Il presepio di Greccio realizza il desiderio di “vedere con gli occhi del corpo” il Salvatore (sono le precise parole di Francesco). E poi, la messa, la consapevolezza della sua presenza reale che continua nell’eucarestia e nei fratelli (il mistero della Chiesa).
L’appassionato desiderio di Francesco di vedere, toccare, abbracciare la concretezza del Salvatore, di Dio fatto carne, che sia il Bambino nella stalla di Betlemme o il Crocifisso, esprime il cuore del cristianesimo.
Oggi lo accuserebbero di “fondamentalismo” perché ascoltava il Vangelo alla lettera, “sine glossa” (c’è scritto: date tutto ai poveri e seguitemi? Francesco fa letteralmente così. C’è scritto: a chi vi schiaffeggia porgete l’altra guancia? Francesco fa così).

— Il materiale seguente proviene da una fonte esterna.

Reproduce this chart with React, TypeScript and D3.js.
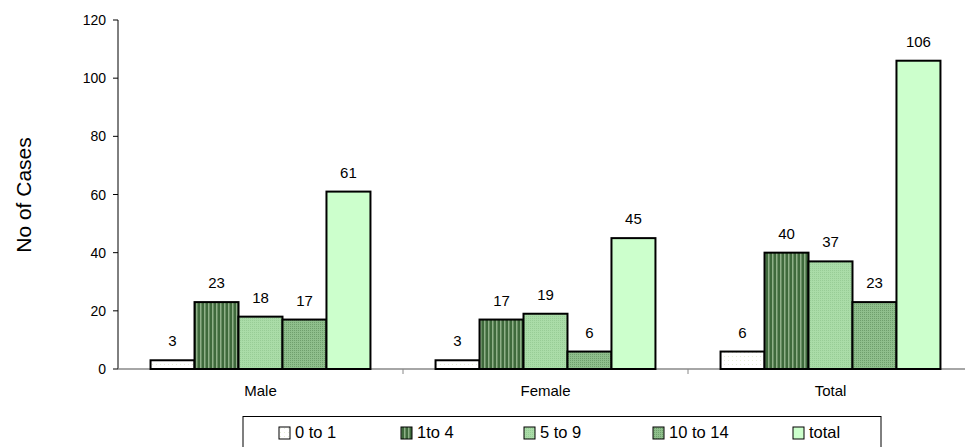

Il suo stare alle precise parole di Gesù e all’evento nudo e crudo, alla concretezza dell’Incarnazione e della Passione, fu un ciclone per il popolo cristiano che con lui riscoprì il cuore della sua fede.
Cambiò anche la storia della nostra civiltà. Il realismo di Giotto – che è l’inizio dell’arte figurativa moderna – è inimmaginabile senza la spiritualità francescana (non a caso è il suo ciclo di Assisi che segna la svolta).
Un grande e acuto intellettuale ebreo, George Steiner ha scritto: “le filosofie occidentali dell’arte e la poetica occidentale, traggono il loro idioma secolare dal sostrato del dibattito cristologico (…). Il postulato della kenosis di Dio attraverso Gesù e dell’inesauribile disponibilità del Salvatore nell’ostia e nel vino dell’eucaristia condizionano non soltanto lo sviluppo dell’arte e della stessa retorica in Occidente, ma, a un livello ben più profondo, quello della nostra comprensione e percezione della verità dell’arte”.
Steiner parla di “rivoluzioni della sensibilità… Dopo Cristo, la percezione occidentale della carne e della spiritualità metamorfica della materia si altera. Il volto e il corpo dell’uomo non vengono più tanto visti come creati a immagine di Dio… quanto a immagine del Figlio luminoso o torturato… Una profonda rivoluzione nei valori visuali e tattili, nei significati sensoriali e nella loro espressione anche linguistica.… Nelle civiltà cristiane la residenza del sé nella sua carnalità è stata resa radicale e paradossale”.
Nel presepio c’è tutto questo. Vi è proclamata l’intangibile sacralità della persona umana.